Giovanni Tomaso San Felicio fu d'opinione al tutto contraria, che in concilio si dovesse trattar de' libri tutto di nuovo, come se non vi fosse precedente proibizione; perché quella, come fatta dall'Inquisizione di Roma, per il nome è odiosa ad oltramontani, e del resto è anco tanto rigida, che è inosservabile, e nissuna cosa manda piú facilmente una legge in desuetudine, quanto l'impossibilità o gran difficoltà in osservarla et il gran rigore nel punir le transgressioni; esser ben necessario conservar la riputazione di quell'officio, ma questo potersi far assai appositamente con non farne menzione; del rimanente facendo le sole provisioni necessarie e con pene moderate. E per tanto parergli che il tutto stia nel consultar il modo: e disse egli quello che giudicava ottimo, cioè che i libri sin allora non censurati fossero compartiti a' padri e teologi presenti in concilio, et anco agl'assenti; quali, essaminatigli, facessero la censura, e dalla sinodo fosse deputata una congregazione non molto numerosa, che fosse come giudice tra la censura et il libro; il che parimente fosse servato con i già censurati, e questo fatto, si proponesse in congregazione generale per decretare in universale quello che paresse beneficio publico. Quanto al citare o no gl'interessati, disse che 2 sorti d'autori erano: altri separati dalla Chiesa et altri incorporati in essa; de' primi non esser di tener conto, poiché con la sola alienazione dalla Chiesa hanno essi medesimi, come san Paolo dice, condannato se stessi e le opere proprie, che non è bisogno piú udir altro; ma degl'incorporati con la Chiesa esserne de morti e de vivi; questi esser necessario citare et ascoltare, né, trattandosi della loro fama et onore, potersi contra le opere loro procedere, se non ascoltate le raggioni loro; de' morti, poiché non vi è l'interesse privato, potersi far quello che ricerca il publico ben, senza pericolo d'offender alcuno. A questa opinione fu aggionto da un altro vescovo che l'istessa forma di giustizia si dovesse usare verso gl'autori catolici defonti, perché restano li parenti e discepoli, che come posteri participano la fama o infamia del morto, e però restano interessati, e quando ben alcun tale non vi fosse, la sola memoria del defonto non può esser giudicata se non è difesa.

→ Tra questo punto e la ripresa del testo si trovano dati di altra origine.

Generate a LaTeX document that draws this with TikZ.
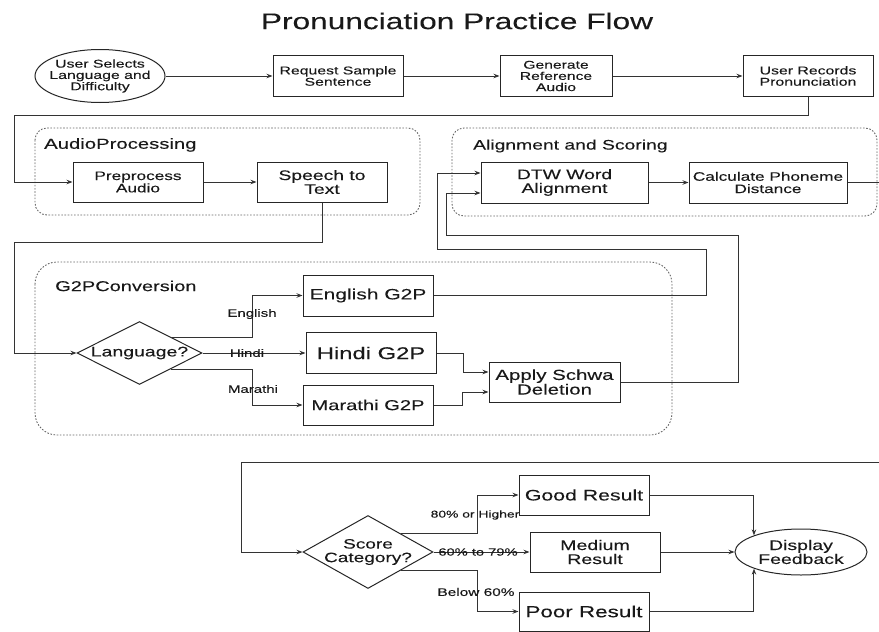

Fu anco chi ebbe opinione non esser giusta cosa condannar le opere de' protestanti senza udirgli, perché, quantonque le persone siano da se stesse dannate, non si può per le leggi far la declaratoria senza citazione, quantonque in fatto notorio; adonque né meno si può far contra il libro, se ben notoriamente contenga eresia. Fra Gregorio, general degl'eremitani, disse non parergli necessario osservare tante sottilità; la proibizione de' libri esser precisamente come la proibizione medicinale d'un cibo, che non è una sentenzia contra di esso, né contra chi l'ha preparato, che però convenga ascoltarlo, ma un precetto verso di chi l'ha da usare, fatto da chi ha cura di regger la sanità di quello; però non trattarsi del pregiudicio del vivandiero, ma del solo beneficio dell'indisposto; e con ottima raggione un cibo, se ben in sé buono, si vieta per non esser utile all'indiposto usarlo: cosí la sinodo, che è il medico, debbe guardar quello solo che è utile a' fedeli legger o no, et il dannoso e pericoloso vietarlo, che non farà torto ad alcuno, se ben il libro in se stesso fosse buono, quando all'infermità delle menti di questo secolo non convenga. Altre varie considerazioni passarono, che si risolvevano finalmente in una di queste.